**YOUR TASK**
How many lines of these entries hold the string "that"? Answer with the number alone.

**SUPPLIED INFORMATION**
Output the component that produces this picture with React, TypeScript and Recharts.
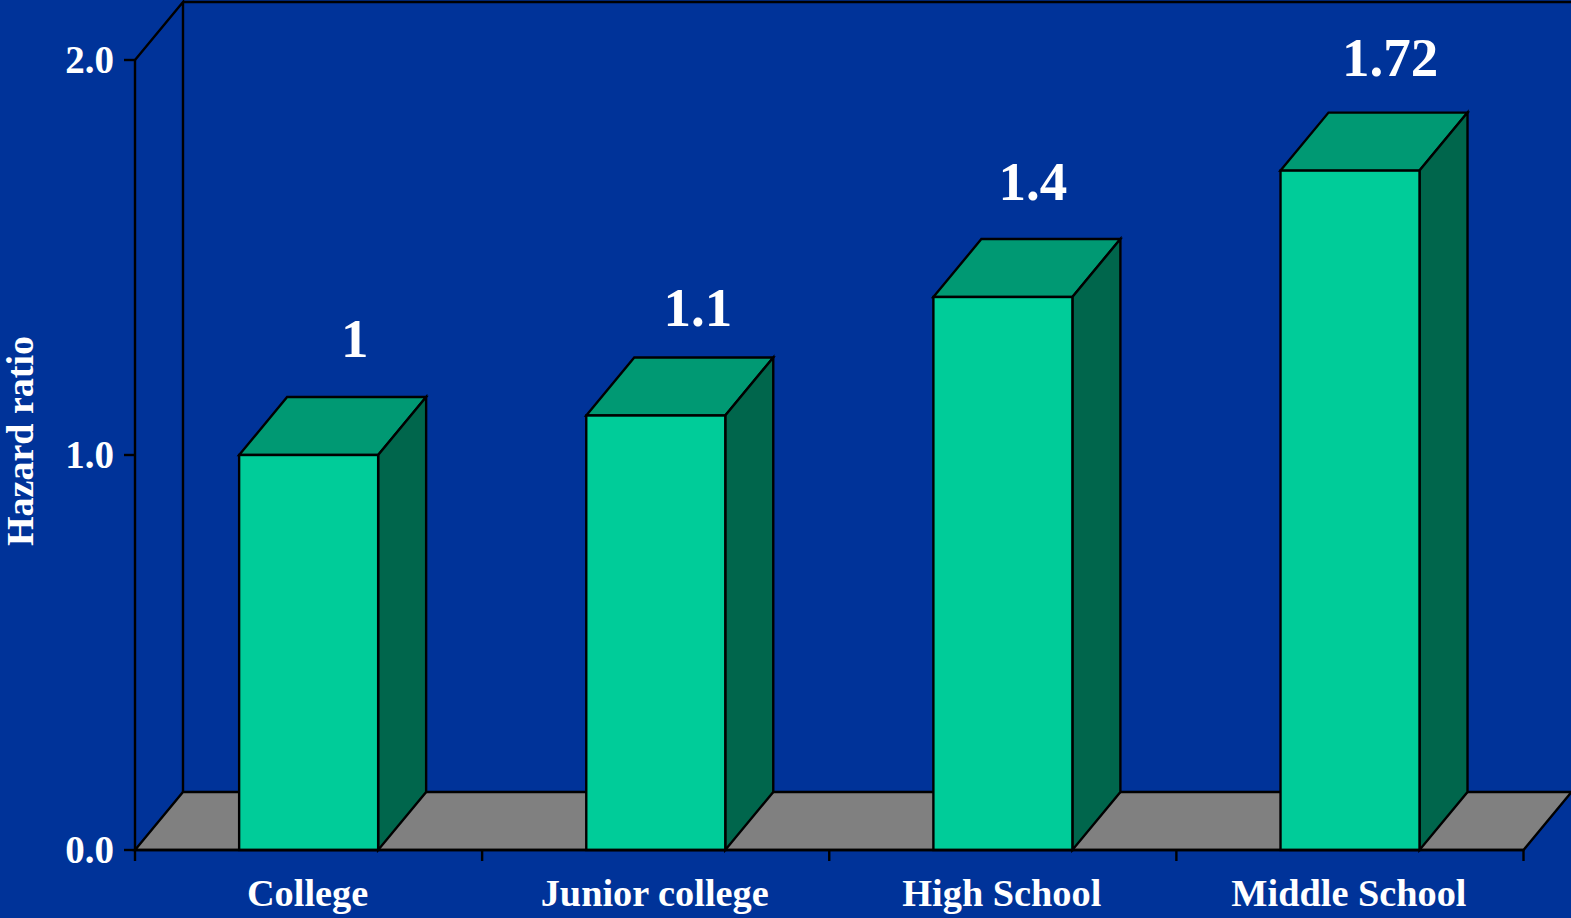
import { BarChart, Bar, XAxis, YAxis, LabelList, Customized, Label } from "recharts"

const CATEGORIES = ["College", "Junior college", "High School", "Middle School"]
const HAZARD_RATIOS = [1, 1.1, 1.4, 1.72]
const Y_TICKS = [0, 1, 2]
const BOUNDARY_TICKS = [0, 1, 2, 3, 4]

// nudges for the value labels, which sit freely above each column
const LABEL_SHIFT_X = [46, 42, 30, 40]
const LABEL_RISE = [98, 90, 97, 95]

const WIDTH = 1571
const HEIGHT = 918
const MARGIN = { top: 60, right: 47.5, left: 0, bottom: 0 }
const Y_AXIS_WIDTH = 135
const X_AXIS_HEIGHT = 68
const DEPTH_X = 48
const DEPTH_Y = 58
const LINE = 2.4

const BLUE = "#003399"
const FRONT = "#00CC99"
const TOP = "#009973"
const SIDE = "#00664C"
const FLOOR = "#808080"
const INK = "#000000"
const FONT = "'Liberation Serif', 'Times New Roman', serif"

const data = CATEGORIES.map((name, i) => ({ name, value: HAZARD_RATIOS[i], slot: i }))

// back wall edges and the grey floor, drawn behind the columns
function Frame() {
  const left = Y_AXIS_WIDTH
  const right = WIDTH - MARGIN.right
  const top = MARGIN.top
  const bottom = HEIGHT - X_AXIS_HEIGHT
  return (
    <g>
      <polygon
        points={`${left},${bottom} ${left + DEPTH_X},${bottom - DEPTH_Y} ${right + DEPTH_X},${bottom - DEPTH_Y} ${right},${bottom}`}
        fill={FLOOR}
        stroke={INK}
        strokeWidth={LINE}
      />
      <polyline
        points={`${left},${top} ${left + DEPTH_X},${top - DEPTH_Y} ${left + DEPTH_X},${bottom - DEPTH_Y}`}
        fill="none"
        stroke={INK}
        strokeWidth={LINE}
      />
      <line x1={left + DEPTH_X} y1={top - DEPTH_Y} x2={WIDTH} y2={top - DEPTH_Y} stroke={INK} strokeWidth={LINE} />
    </g>
  )
}

function Column({ x, y, width, height }: any) {
  const r = x + width
  const b = y + height
  return (
    <g stroke={INK} strokeWidth={LINE} strokeLinejoin="miter">
      <polygon
        points={`${x},${y} ${x + DEPTH_X},${y - DEPTH_Y} ${r + DEPTH_X},${y - DEPTH_Y} ${r},${y}`}
        fill={TOP}
      />
      <polygon
        points={`${r},${y} ${r + DEPTH_X},${y - DEPTH_Y} ${r + DEPTH_X},${b - DEPTH_Y} ${r},${b}`}
        fill={SIDE}
      />
      <rect x={x} y={y} width={width} height={height} fill={FRONT} />
    </g>
  )
}

function ValueLabel({ x, y, width, value, index }: any) {
  return (
    <text
      x={x + width / 2 + LABEL_SHIFT_X[index]}
      y={y - LABEL_RISE[index]}
      textAnchor="middle"
      fill="#ffffff"
      fontFamily={FONT}
      fontWeight="bold"
      fontSize={55}
    >
      {String(value)}
    </text>
  )
}

function AxisTitle() {
  return (
    <text
      transform="translate(33,441) rotate(-90)"
      textAnchor="middle"
      fill="#ffffff"
      fontFamily={FONT}
      fontWeight="bold"
      fontSize={38}
    >
      Hazard ratio
    </text>
  )
}

export default function App() {
  const tickStyle = { fill: "#ffffff", fontFamily: FONT, fontWeight: "bold" }
  return (
    <div style={{ position: "absolute", left: 0, top: 0, width: WIDTH, height: HEIGHT, background: BLUE, overflow: "hidden" }}>
      <BarChart width={WIDTH} height={HEIGHT} data={data} margin={MARGIN} barCategoryGap="30%">
        <Customized component={Frame} />
        {/* numeric axis only carries the ticks between categories */}
        <XAxis
          xAxisId="frame"
          type="number"
          dataKey="slot"
          domain={[0, 4]}
          ticks={BOUNDARY_TICKS}
          height={1}
          tick={() => <g />}
          tickSize={11}
          tickLine={{ stroke: INK, strokeWidth: LINE }}
          axisLine={{ stroke: INK, strokeWidth: LINE }}
          interval={0}
        />
        <XAxis
          xAxisId="names"
          dataKey="name"
          height={X_AXIS_HEIGHT - 1}
          axisLine={false}
          tickLine={false}
          tick={{ ...tickStyle, fontSize: 38.3, dx: -1 }}
          tickMargin={22}
          interval={0}
        />
        <YAxis
          domain={[0, 2]}
          ticks={Y_TICKS}
          width={Y_AXIS_WIDTH}
          tick={{ ...tickStyle, fontSize: 39, dy: -1 }}
          tickFormatter={(v: number) => v.toFixed(1)}
          tickSize={11}
          tickMargin={10}
          tickLine={{ stroke: INK, strokeWidth: LINE }}
          axisLine={{ stroke: INK, strokeWidth: LINE }}
        >
          <Label content={AxisTitle} />
        </YAxis>
        <Bar xAxisId="names" dataKey="value" shape={Column} isAnimationActive={false}>
          <LabelList dataKey="value" content={ValueLabel} />
        </Bar>
      </BarChart>
    </div>
  )
}
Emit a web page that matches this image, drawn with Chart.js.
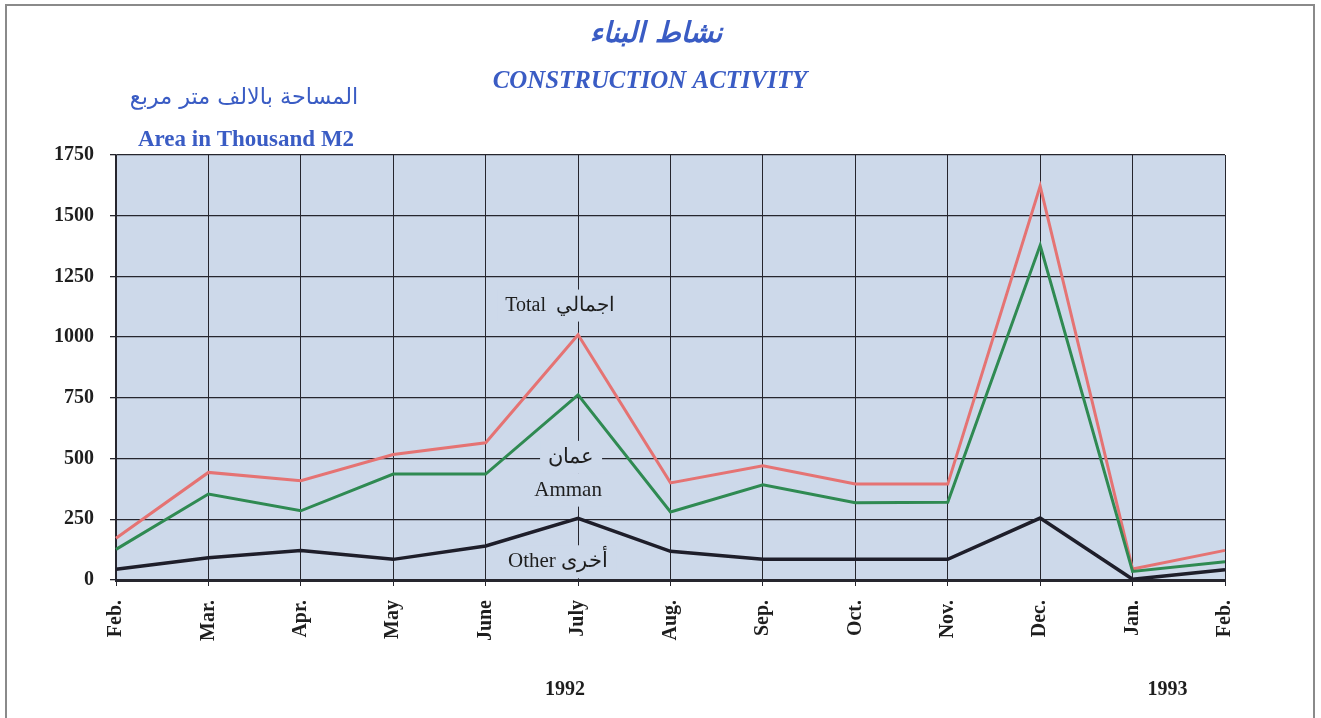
<!DOCTYPE html>
<html>
<head>
<meta charset="utf-8">
<script src="https://cdn.jsdelivr.net/npm/chart.js@4.4.1/dist/chart.umd.min.js"></script>
<style>
  html, body { margin: 0; padding: 0; background: #fff; }
  canvas { display: block; }
</style>
</head>
<body>
<canvas id="constructionChart" width="1321" height="718"></canvas>
<script>
// Data (area in thousand m2)
const months = ['Feb.', 'Mar.', 'Apr.', 'May', 'June', 'July', 'Aug.', 'Sep.', 'Oct.', 'Nov.', 'Dec.', 'Jan.', 'Feb.'];
const totalArea = [172, 443, 409, 517, 565, 1010, 400, 470, 395, 395, 1622, 45, 122];
const ammanArea = [126, 354, 285, 436, 436, 762, 280, 392, 318, 320, 1378, 35, 75];
const otherArea = [44, 92, 121, 85, 140, 254, 118, 85, 85, 85, 255, 3, 42];
const yTicks = [0, 250, 500, 750, 1000, 1250, 1500, 1750];
const years = [{ text: '1992', at: 5, dx: -13 }, { text: '1993', at: 11, dx: 35 }];

const BLUE = '#3a5cc4';
const PLOT_BG = '#cdd9ea';
const INK = '#26262e';
const SERIF = "'Liberation Serif', 'DejaVu Serif', serif";

// labels sitting on the lines near July
const seriesLabels = [
    { text: 'Total  اجمالي', at: 5, dx: -18, value: 1130, size: 20 },
    { text: 'عمان', at: 5, dx: -7, value: 505, size: 21 },
    { text: 'Amman', at: 5, dx: -10, value: 370, size: 21 },
    { text: 'Other أخرى', at: 5, dx: -20, value: 75, size: 21 }
];

function fitText(ctx, text, cx, cy, width, style, color) {
    ctx.font = style.replace('%s', 20);
    const w = ctx.measureText(text).width;
    const size = 20 * width / w;
    ctx.font = style.replace('%s', size.toFixed(1));
    ctx.fillStyle = color;
    ctx.textAlign = 'center';
    ctx.textBaseline = 'middle';
    ctx.fillText(text, cx, cy);
}

const decorPlugin = {
    id: 'decor',
    beforeDraw(chart) {
        const { ctx, chartArea: a } = chart;
        ctx.save();
        ctx.fillStyle = '#fff';
        ctx.fillRect(0, 0, chart.width, chart.height);
        ctx.fillStyle = PLOT_BG;
        ctx.fillRect(a.left, a.top, a.right - a.left, a.bottom - a.top);

        // outer frame
        ctx.strokeStyle = '#8a8a8a';
        ctx.lineWidth = 2;
        ctx.strokeRect(6, 5, 1308, 760);

        // titles
        fitText(ctx, 'نشاط البناء', 656, 35, 133, "italic bold %spx 'DejaVu Sans'", BLUE);
        fitText(ctx, 'CONSTRUCTION ACTIVITY', 650, 82, 315, 'italic bold %spx ' + SERIF, BLUE);
        fitText(ctx, 'المساحة بالالف متر مربع', 244, 98, 228, "%spx 'DejaVu Sans'", BLUE);
        fitText(ctx, 'Area in Thousand M2', 246, 140, 216, 'bold %spx ' + SERIF, BLUE);
        ctx.restore();
    },
    beforeDatasetsDraw(chart) {
        const { ctx, scales: { x, y } } = chart;
        ctx.save();
        ctx.textAlign = 'center';
        ctx.textBaseline = 'middle';
        seriesLabels.forEach(l => {
            ctx.font = l.size + 'px ' + SERIF;
            const px = x.getPixelForValue(l.at) + l.dx;
            const py = y.getPixelForValue(l.value);
            const w = ctx.measureText(l.text).width;
            ctx.fillStyle = PLOT_BG;
            ctx.fillRect(px - w / 2 - 8, py - l.size / 2 - 6, w + 16, l.size + 12);
            ctx.fillStyle = '#1e1e1e';
            ctx.fillText(l.text, px, py);
        });
        ctx.restore();
    },
    afterDraw(chart) {
        const { ctx, scales: { x } } = chart;
        ctx.save();
        ctx.font = 'bold 20px ' + SERIF;
        ctx.fillStyle = '#1e1e1e';
        ctx.textAlign = 'center';
        ctx.textBaseline = 'middle';
        years.forEach(yr => {
            ctx.fillText(yr.text, x.getPixelForValue(yr.at) + yr.dx, 690);
        });
        ctx.restore();
    }
};

const ctx = document.getElementById('constructionChart').getContext('2d');

new Chart(ctx, {
    type: 'line',
    data: {
        labels: months,
        datasets: [
            { label: 'Other', data: otherArea, borderColor: '#1e1e2a', borderWidth: 3.5 },
            { label: 'Amman', data: ammanArea, borderColor: '#2f8a52', borderWidth: 3 },
            { label: 'Total', data: totalArea, borderColor: '#e57373', borderWidth: 3 }
        ]
    },
    options: {
        responsive: false,
        animation: false,
        events: [],
        elements: {
            line: { tension: 0, fill: false, borderJoinStyle: 'miter' },
            point: { radius: 0 }
        },
        layout: { padding: { top: 155, right: 96, left: 0, bottom: 0 } },
        plugins: {
            legend: { display: false },
            tooltip: { enabled: false },
            title: { display: false }
        },
        scales: {
            x: {
                grid: { color: INK, lineWidth: 1, tickLength: 6 },
                border: { color: INK, width: 3 },
                ticks: {
                    autoSkip: false,
                    maxRotation: 90,
                    minRotation: 90,
                    padding: 14,
                    color: '#1e1e1e',
                    font: { family: SERIF, size: 20, weight: 'bold' }
                },
                afterFit(scale) { scale.height = 138; }
            },
            y: {
                min: 0,
                max: 1750,
                afterBuildTicks(scale) { scale.ticks = yTicks.map(v => ({ value: v })); },
                grid: { color: INK, lineWidth: 1.3, tickLength: 6 },
                border: { color: INK, width: 1.5 },
                ticks: {
                    padding: 16,
                    color: '#1e1e1e',
                    font: { family: SERIF, size: 20, weight: 'bold' },
                    callback: v => String(v)
                },
                afterFit(scale) { scale.width = 116; }
            }
        }
    },
    plugins: [decorPlugin]
});
</script>
</body>
</html>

**ANSWER FOR THIS EXERCISE**
2